House Begins Debate on NaRRA Bill

By: , April 15, 2026
House Begins Debate on NaRRA Bill
Photo: Adrian Walker
Prime Minister, Dr. the Most Hon. Andrew Holness.

The Full Story

Debate on legislation to establish the National Reconstruction and Resilience Authority (NaRRA) commenced in the House of Representatives on April 14.

NaRRA will serve as the central, single point of coordination for post-hurricane reconstruction, aiming to eliminate bureaucracy, fragmentation, and project delays.

It will also be a centre of technical excellence for project preparation and delivery, ensuring that the quality of national plans aligns with the scale of the country’s ambitions.

Opening the debate on the NaRRA Act, 2026, Prime Minister, Dr. the Most Hon. Andrew Holness, said the bill is one of the most consequential pieces of legislation the Parliament has been asked to consider in the modern era of Jamaica’s development.

“The vision of what Jamaica can be has existed in our national consciousness for generations. What has been missing is not the dream. What has been missing is the institutional machinery to turn that dream into delivered reality, to take the plans from the shelves and drive them through to completion at pace,” he stated.

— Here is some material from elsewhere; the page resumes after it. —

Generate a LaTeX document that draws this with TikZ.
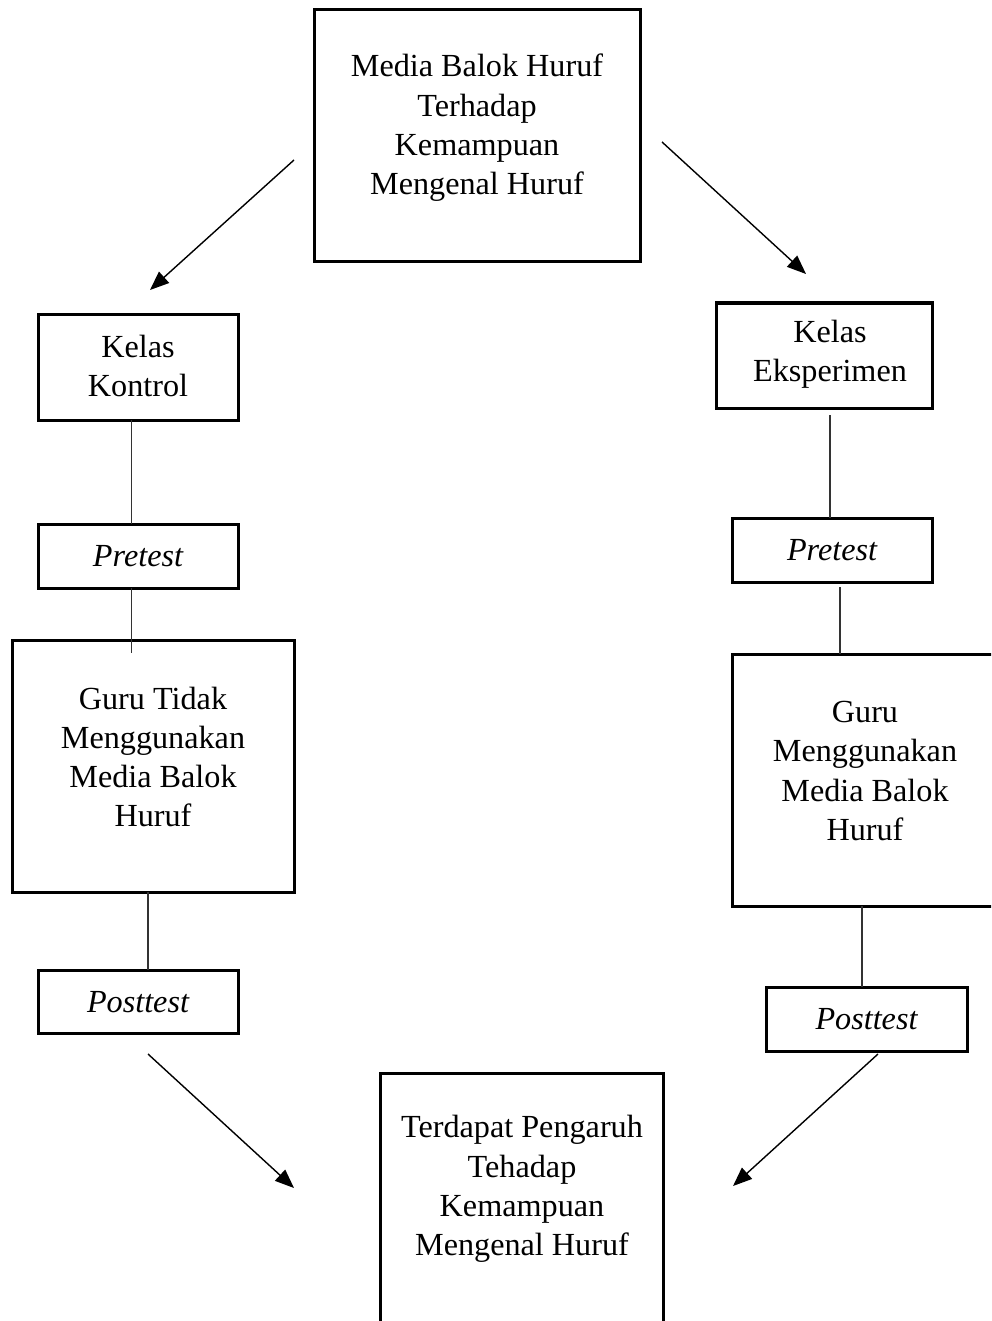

“Hurricane Melissa, as terrible as it has been, has given Jamaica something rare – a moment of national urgency, a critical mass of international financing and a mandate for transformation that transcends the ordinary pace of government. This Bill is how we seize that moment. We are not restoring a pre-Melissa Jamaica. We are building a post-Melissa Jamaica that the generations before us dreamed of and the generations after us will inherit,” he added.

The Prime Minister said that the Bill that is put forward will empower NaRRA to act with expediency while ensuring transparency, efficiency and effectiveness.

He said it is crafted to deliver the institutional architecture through which Jamaica will convert catastrophe into competitive advantage and become a stronger, more productive and prosperous nation.

“The world has already signalled its confidence in Jamaica’s capacity to lead this resurgence. The International Monetary Fund (IMF), World Bank Group, Inter-American Development Bank (IDB), Development Bank of Latin America and the Caribbean, and the Caribbean Development Bank (CDB) have jointly committed a coordinated financing package of up to US$6.7 billion, the single largest and most comprehensive development financing package ever assembled for Jamaica,” he pointed out.

These institutions, Dr. Holness said, have commended the Government’s decision to establish NaRRA, noting that only a few countries have acted so quickly to set up a modern, best practice central coordinating body to drive recovery with discipline, transparency and long-term vision.

The Prime Minister noted that the US$6.7-billion financing package, while historic, falls short of the US$12.2-billion assessed damage and loss from Hurricane Melissa.

He said that private capital, both domestic and international, must be mobilised to work alongside public investment to close the gap.

“This is precisely why NaRRA incorporates not just approved reconstruction and resilience projects that are government-led projects but also designated strategic projects under FAST [Facilitated Acceleration of Strategic Transformation], which are private sector-led projects. This is to ensure that both public and private investment are properly coordinated and coordinated with synergy,” Dr. Holness said.

The Jamaica Reconstruction and Resilience Oversight Committee (JAMRROC) will be established to provide independent public oversight of NaRRA’s performance.

Performance evaluation of NaRRA’s Chief Executive Officer (CEO) will be conducted by the Cabinet Office, with structured input from JAMRROC, as well as other stakeholders.

“Performance evaluation will be grounded in the achievement of clearly defined targets and measurable outcomes, not merely process compliance, not activity reports, but delivered results. The people of Jamaica will be able to judge, through JAMRROC public reporting, whether NaRRA is performing, and if it is not, the accountability chain will be clear, direct, and consequential,” the Prime Minister told the House.

He said that JAMRROC will operate similarly to the Economic Programme Oversight Committee (EPOC), which was established to monitor the implementation of Jamaica’s economic reform programme.

“Similar to the economic reform programme, reconstruction is not a government project. It is a national project. Its oversight must reflect that,” he said.

He further indicated that the Government will make provision for JAMRROC to include a member nominated by the Leader of the Opposition.